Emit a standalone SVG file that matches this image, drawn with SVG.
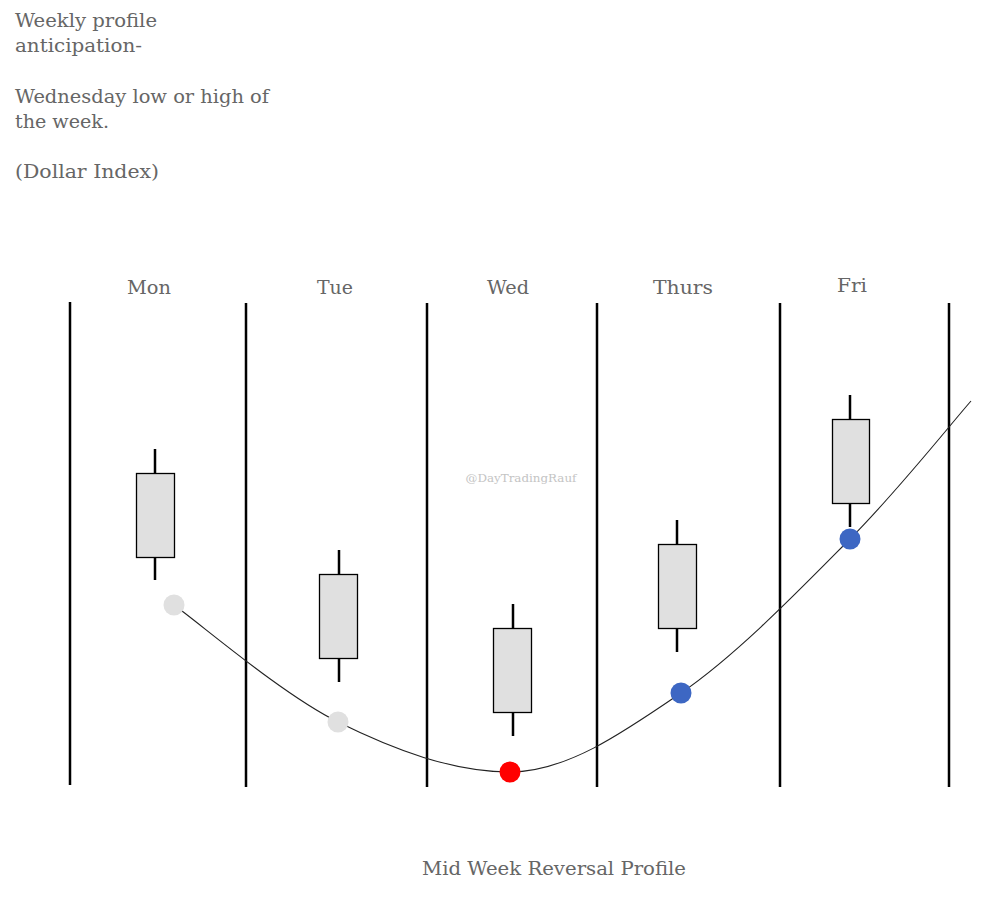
<svg xmlns="http://www.w3.org/2000/svg" width="995" height="901" viewBox="0 0 995 901">
<style>
.t{font-family:"DejaVu Serif","Liberation Serif",serif;fill:#666;font-size:18px}
.day{font-family:"DejaVu Serif","Liberation Serif",serif;fill:#666;font-size:18px;text-anchor:middle}
.sep{stroke:#000;stroke-width:2.5}
.wick{stroke:#000;stroke-width:2.5}
.body{fill:#e0e0e0;stroke:#000;stroke-width:1.3}
</style>
<rect width="995" height="901" fill="#fff"/>
<g id="title">
<text class="t" x="15" y="27" textLength="142" lengthAdjust="spacingAndGlyphs">Weekly profile</text>
<text class="t" x="15" y="52" textLength="127" lengthAdjust="spacingAndGlyphs">anticipation-</text>
<text class="t" x="15" y="103" textLength="254" lengthAdjust="spacingAndGlyphs">Wednesday low or high of</text>
<text class="t" x="15" y="128" textLength="94" lengthAdjust="spacingAndGlyphs">the week.</text>
<text class="t" x="15" y="178" textLength="144" lengthAdjust="spacingAndGlyphs">(Dollar Index)</text>
</g>
<g id="separators">
<line class="sep" x1="70" y1="302" x2="70" y2="785"/>
<line class="sep" x1="246" y1="303" x2="246" y2="787"/>
<line class="sep" x1="427" y1="303" x2="427" y2="787"/>
<line class="sep" x1="597" y1="303" x2="597" y2="787"/>
<line class="sep" x1="780" y1="303" x2="780" y2="787"/>
<line class="sep" x1="949" y1="303" x2="949" y2="787"/>
</g>
<g id="day-labels">
<text class="day" x="149" y="294" textLength="44" lengthAdjust="spacingAndGlyphs">Mon</text>
<text class="day" x="335" y="294" textLength="36" lengthAdjust="spacingAndGlyphs">Tue</text>
<text class="day" x="508" y="294" textLength="42" lengthAdjust="spacingAndGlyphs">Wed</text>
<text class="day" x="683" y="294" textLength="60" lengthAdjust="spacingAndGlyphs">Thurs</text>
<text class="day" x="852" y="292" textLength="30" lengthAdjust="spacingAndGlyphs">Fri</text>
</g>
<text x="521" y="482" font-family="DejaVu Serif, serif" font-size="10.5" fill="#c4c4c4" text-anchor="middle" textLength="111" lengthAdjust="spacingAndGlyphs">@DayTradingRauf</text>
<g id="candle-mon">
<line class="wick" x1="155" y1="449" x2="155" y2="580"/>
<rect class="body" x="136.5" y="473.5" width="38" height="84"/>
</g>
<g id="candle-tue">
<line class="wick" x1="339" y1="550" x2="339" y2="682"/>
<rect class="body" x="319.5" y="574.5" width="38" height="84"/>
</g>
<g id="candle-wed">
<line class="wick" x1="513" y1="604" x2="513" y2="736"/>
<rect class="body" x="493.5" y="628.5" width="38" height="84"/>
</g>
<g id="candle-thu">
<line class="wick" x1="677" y1="520" x2="677" y2="652"/>
<rect class="body" x="658.5" y="544.5" width="38" height="84"/>
</g>
<g id="candle-fri">
<line class="wick" x1="850" y1="395" x2="850" y2="527"/>
<rect class="body" x="832.5" y="419.5" width="37" height="84"/>
</g>
<g id="connectors">
<path d="M174,605 C201.3,624.5 282,694.2 338,722 C394,749.8 453,772 510,772 C567,772 624.3,731.8 681,693 C737.7,654.2 801.7,587.7 850,539 C898.3,490.3 950.8,424 971,401" fill="none" stroke="#222" stroke-width="1.1"/>
</g>
<g id="dot-mon"><circle cx="174" cy="605" r="10.5" fill="#e0e0e0"/></g>
<g id="dot-tue"><circle cx="338" cy="722" r="10.5" fill="#e0e0e0"/></g>
<g id="dot-wed"><circle cx="510" cy="772" r="10.5" fill="#ff0000"/></g>
<g id="dot-thu"><circle cx="681" cy="693" r="10.5" fill="#3d67c3"/></g>
<g id="dot-fri"><circle cx="850" cy="539" r="10.5" fill="#3d67c3"/></g>
<text class="t" x="422" y="875" font-size="19" textLength="264" lengthAdjust="spacingAndGlyphs">Mid Week Reversal Profile</text>
</svg>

========================

## GOAL
Repeat the data exactly, dropping every picture it holds.

## WRITTEN REPLY
Emit a standalone SVG file that matches this image, drawn with SVG.
<svg xmlns="http://www.w3.org/2000/svg" width="995" height="901" viewBox="0 0 995 901">
<style>
.t{font-family:"DejaVu Serif","Liberation Serif",serif;fill:#666;font-size:18px}
.day{font-family:"DejaVu Serif","Liberation Serif",serif;fill:#666;font-size:18px;text-anchor:middle}
.sep{stroke:#000;stroke-width:2.5}
.wick{stroke:#000;stroke-width:2.5}
.body{fill:#e0e0e0;stroke:#000;stroke-width:1.3}
</style>
<rect width="995" height="901" fill="#fff"/>
<g id="title">
<text class="t" x="15" y="27" textLength="142" lengthAdjust="spacingAndGlyphs">Weekly profile</text>
<text class="t" x="15" y="52" textLength="127" lengthAdjust="spacingAndGlyphs">anticipation-</text>
<text class="t" x="15" y="103" textLength="254" lengthAdjust="spacingAndGlyphs">Wednesday low or high of</text>
<text class="t" x="15" y="128" textLength="94" lengthAdjust="spacingAndGlyphs">the week.</text>
<text class="t" x="15" y="178" textLength="144" lengthAdjust="spacingAndGlyphs">(Dollar Index)</text>
</g>
<g id="separators">
<line class="sep" x1="70" y1="302" x2="70" y2="785"/>
<line class="sep" x1="246" y1="303" x2="246" y2="787"/>
<line class="sep" x1="427" y1="303" x2="427" y2="787"/>
<line class="sep" x1="597" y1="303" x2="597" y2="787"/>
<line class="sep" x1="780" y1="303" x2="780" y2="787"/>
<line class="sep" x1="949" y1="303" x2="949" y2="787"/>
</g>
<g id="day-labels">
<text class="day" x="149" y="294" textLength="44" lengthAdjust="spacingAndGlyphs">Mon</text>
<text class="day" x="335" y="294" textLength="36" lengthAdjust="spacingAndGlyphs">Tue</text>
<text class="day" x="508" y="294" textLength="42" lengthAdjust="spacingAndGlyphs">Wed</text>
<text class="day" x="683" y="294" textLength="60" lengthAdjust="spacingAndGlyphs">Thurs</text>
<text class="day" x="852" y="292" textLength="30" lengthAdjust="spacingAndGlyphs">Fri</text>
</g>
<text x="521" y="482" font-family="DejaVu Serif, serif" font-size="10.5" fill="#c4c4c4" text-anchor="middle" textLength="111" lengthAdjust="spacingAndGlyphs">@DayTradingRauf</text>
<g id="candle-mon">
<line class="wick" x1="155" y1="449" x2="155" y2="580"/>
<rect class="body" x="136.5" y="473.5" width="38" height="84"/>
</g>
<g id="candle-tue">
<line class="wick" x1="339" y1="550" x2="339" y2="682"/>
<rect class="body" x="319.5" y="574.5" width="38" height="84"/>
</g>
<g id="candle-wed">
<line class="wick" x1="513" y1="604" x2="513" y2="736"/>
<rect class="body" x="493.5" y="628.5" width="38" height="84"/>
</g>
<g id="candle-thu">
<line class="wick" x1="677" y1="520" x2="677" y2="652"/>
<rect class="body" x="658.5" y="544.5" width="38" height="84"/>
</g>
<g id="candle-fri">
<line class="wick" x1="850" y1="395" x2="850" y2="527"/>
<rect class="body" x="832.5" y="419.5" width="37" height="84"/>
</g>
<g id="connectors">
<path d="M174,605 C201.3,624.5 282,694.2 338,722 C394,749.8 453,772 510,772 C567,772 624.3,731.8 681,693 C737.7,654.2 801.7,587.7 850,539 C898.3,490.3 950.8,424 971,401" fill="none" stroke="#222" stroke-width="1.1"/>
</g>
<g id="dot-mon"><circle cx="174" cy="605" r="10.5" fill="#e0e0e0"/></g>
<g id="dot-tue"><circle cx="338" cy="722" r="10.5" fill="#e0e0e0"/></g>
<g id="dot-wed"><circle cx="510" cy="772" r="10.5" fill="#ff0000"/></g>
<g id="dot-thu"><circle cx="681" cy="693" r="10.5" fill="#3d67c3"/></g>
<g id="dot-fri"><circle cx="850" cy="539" r="10.5" fill="#3d67c3"/></g>
<text class="t" x="422" y="875" font-size="19" textLength="264" lengthAdjust="spacingAndGlyphs">Mid Week Reversal Profile</text>
</svg>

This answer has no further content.